So I guess if you are reading this then you may have read my first post. I am back at home now and back at work.
It isn’t easy and it feels like I have been here for months and its only been a few days.
I have never thought about anything so much in my entire life.
How could someone who can make so many smart moves be so blind to the obvious?
I obsess over my situation day in and day out. I wake up almost every night at 4am in cold sweats thinking about what I have lost and how I can never replace it.
Am I insane? I sit in the office and can’t concentrate for more than 15 minutes at a time before going back over the mistake I have made in pushing my happiness out the door.
I have tried exercise, eating healthy and even new projects.
I have started a spanish class and a meditation program but I feel like I’m taking aspirin to cure pain for a freshly broken arm.
It seems now everything is falling apart. My ex has decided to take half my wealth. I have arrived back at work to find business is on the decline.
The only upside is that I have been ready to crawl into a hole and die anyway so if it all goes I guess it doesn’t really matter.
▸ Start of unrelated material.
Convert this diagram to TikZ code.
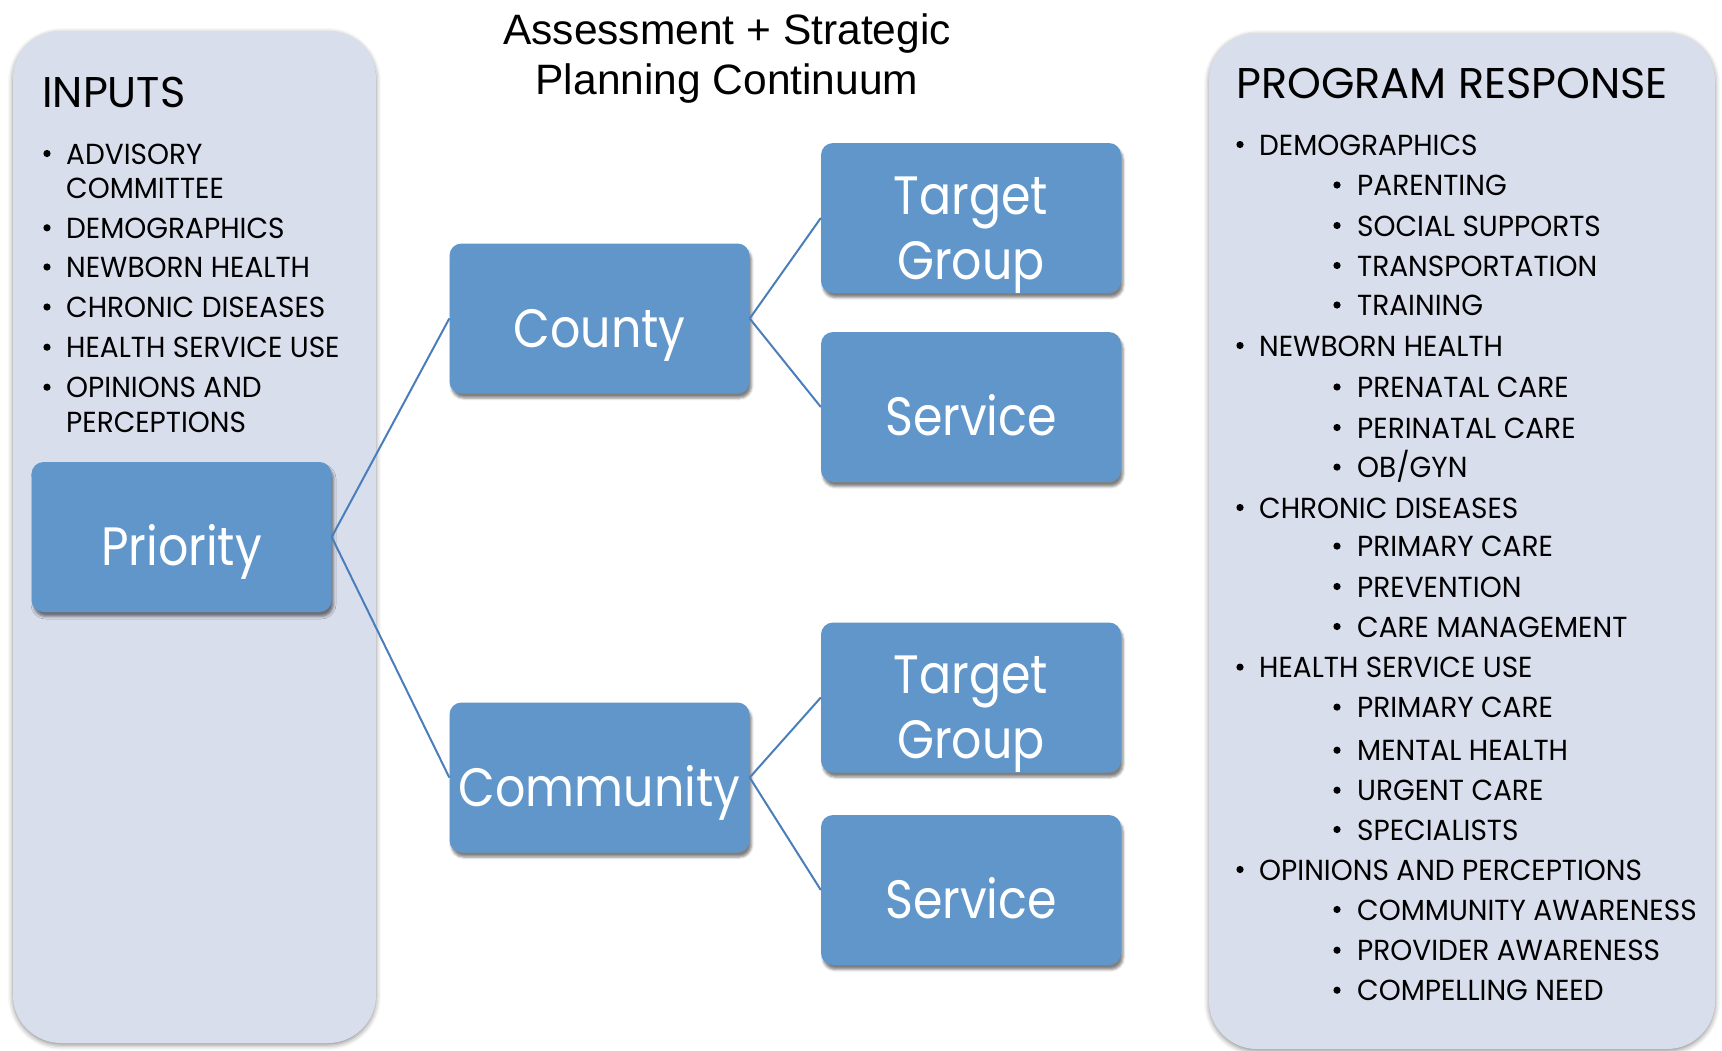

Its funny how when you are down and in a negative space how everything seems to go wrong. A simple task like shopping can even bring an unforeseen challenge.
Is it the energy you give off? I wonder. A friend of mine once said to me that my energy is so strong that I can will success or failure. Well at the moment I am certainly willing failure upon myself. I guess I don’t deserve what I have anyway. I have always prided myself on the fact that I valued everything I have because of what it took to get it but I didn’t value the most important thing in my life until it was gone.
What a life lesson? My fear at this point is its a lesson learned too late.